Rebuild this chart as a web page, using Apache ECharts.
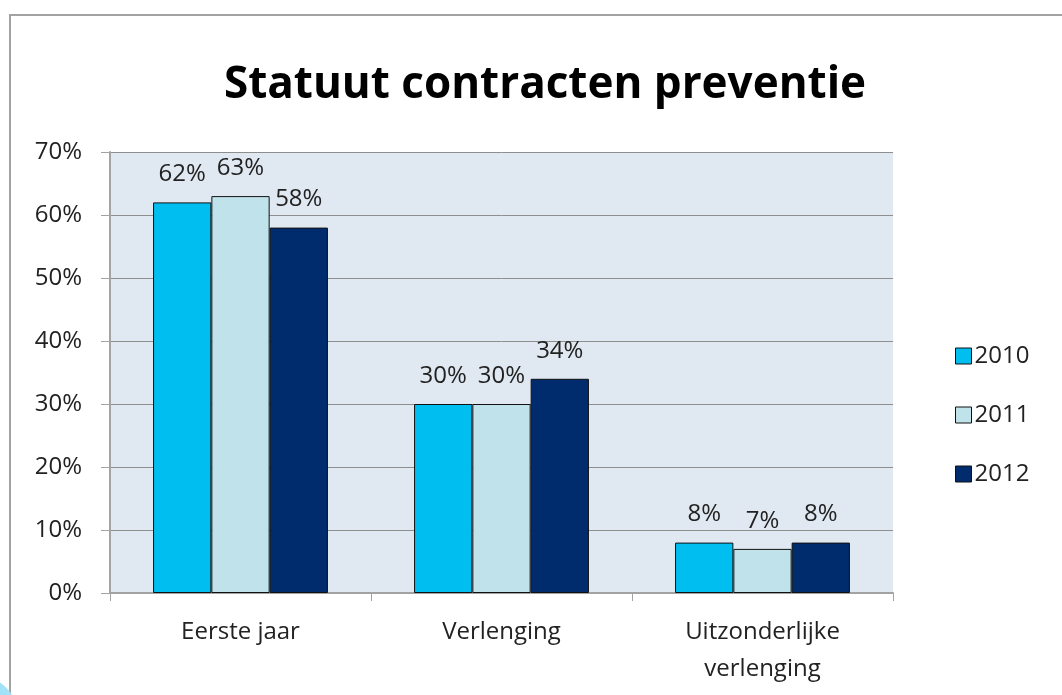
<!DOCTYPE html>
<html>
<head>
<meta charset="utf-8">
<script src="https://cdn.jsdelivr.net/npm/echarts@6/dist/echarts.min.js"></script>
<style>
  html, body { margin: 0; padding: 0; background: #fff; }
  #chart { width: 1062px; height: 695px; }
</style>
</head>
<body>
<div id="chart"></div>
<script>
// data
const categories = ["Eerste jaar", "Verlenging", "Uitzonderlijke\nverlenging"];
const years = ["2010", "2011", "2012"];
const values2010 = [62, 30, 8];
const values2011 = [63, 30, 7];
const values2012 = [58, 34, 8];
const yTicks = [0, 10, 20, 30, 40, 50, 60, 70];

const colors = ["#00bff0", "#c0e2eb", "#002c6e"];
const font = "'Open Sans', 'Noto Sans', sans-serif";

const myChart = echarts.init(document.getElementById("chart"));

function barSeries(name, data, color) {
  return {
    name: name,
    type: "bar",
    data: data,
    barGap: "0%",
    barCategoryGap: "33%",
    itemStyle: { color: color, borderColor: "#111", borderWidth: 1 },
    label: {
      show: true,
      position: "top",
      distance: 16,
      formatter: "{c}%",
      fontFamily: font,
      fontSize: 24,
      color: "#222"
    }
  };
}

myChart.setOption({
  animation: false,
  backgroundColor: "#fff",
  graphic: [
    {
      type: "rect",
      shape: { x: 10, y: 15, width: 1100, height: 720 },
      style: { fill: "none", stroke: "#a3a3a3", lineWidth: 2 },
      z: -1
    },
    {
      type: "circle",
      shape: { cx: -22, cy: 716, r: 40 },
      style: { fill: "#a2e2f8" }
    }
  ],
  title: {
    text: "Statuut contracten preventie",
    left: 540,
    top: 58,
    textAlign: "center",
    textStyle: { fontFamily: font, fontSize: 44, fontWeight: "bold", color: "#000" }
  },
  legend: {
    orient: "vertical",
    left: 950,
    top: 339,
    itemWidth: 16,
    itemHeight: 16,
    itemGap: 35,
    icon: "rect",
    data: years,
    itemStyle: { borderColor: "#111", borderWidth: 1 },
    textStyle: { fontFamily: font, fontSize: 24, color: "#222", padding: [0, 0, 0, -2] }
  },
  grid: {
    left: 110,
    right: 169,
    top: 152,
    bottom: 102,
    show: true,
    backgroundColor: "#e0e8f1",
    borderWidth: 0
  },
  xAxis: {
    type: "category",
    data: categories,
    axisLine: { lineStyle: { color: "#a3a3a3", width: 2 } },
    axisTick: { show: true, length: 8, alignWithLabel: false, lineStyle: { color: "#a3a3a3", width: 1 } },
    axisLabel: { margin: 21, fontFamily: font, fontSize: 24, color: "#222", lineHeight: 37 }
  },
  yAxis: {
    type: "value",
    min: 0,
    max: 70,
    interval: 10,
    axisLine: { show: true, lineStyle: { color: "#a3a3a3", width: 2 } },
    axisTick: { show: true, length: 9, lineStyle: { color: "#a3a3a3", width: 1 } },
    axisLabel: {
      margin: 28,
      fontFamily: font,
      fontSize: 24,
      color: "#222",
      formatter: function (v) { return yTicks.indexOf(v) >= 0 ? v + "%" : ""; }
    },
    splitLine: { lineStyle: { color: "#8e8e8e", width: 1 } }
  },
  series: [
    barSeries(years[0], values2010, colors[0]),
    barSeries(years[1], values2011, colors[1]),
    barSeries(years[2], values2012, colors[2])
  ]
});
</script>
</body>
</html>
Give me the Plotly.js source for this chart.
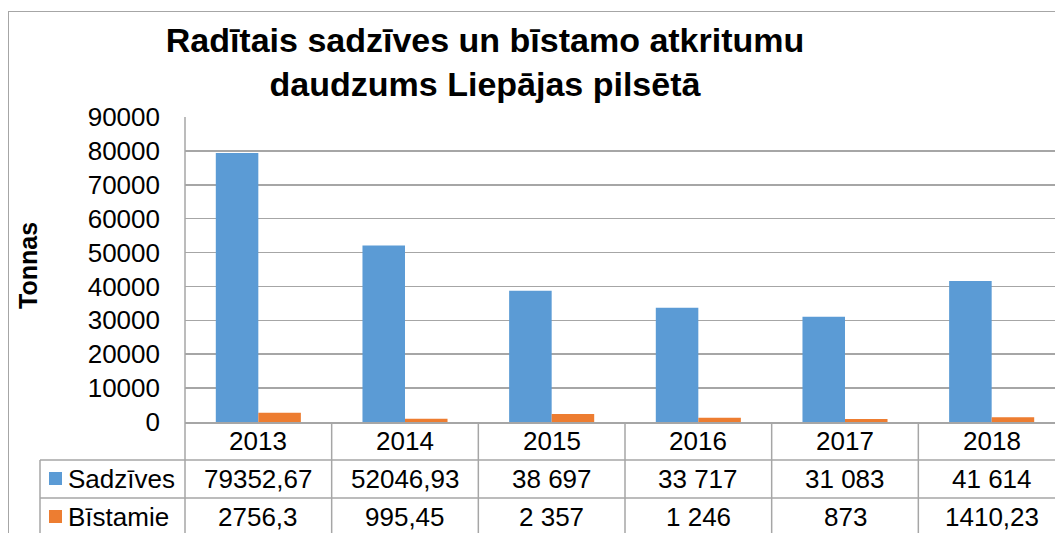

_ _ _ _ _

GIVEN REQUEST ▸ Gather and return every line that holds the string "this".

RESULT OF THE TASK ▸
Rebuild this chart as a web page, using Apache ECharts.
Give me the Plotly.js source for this chart.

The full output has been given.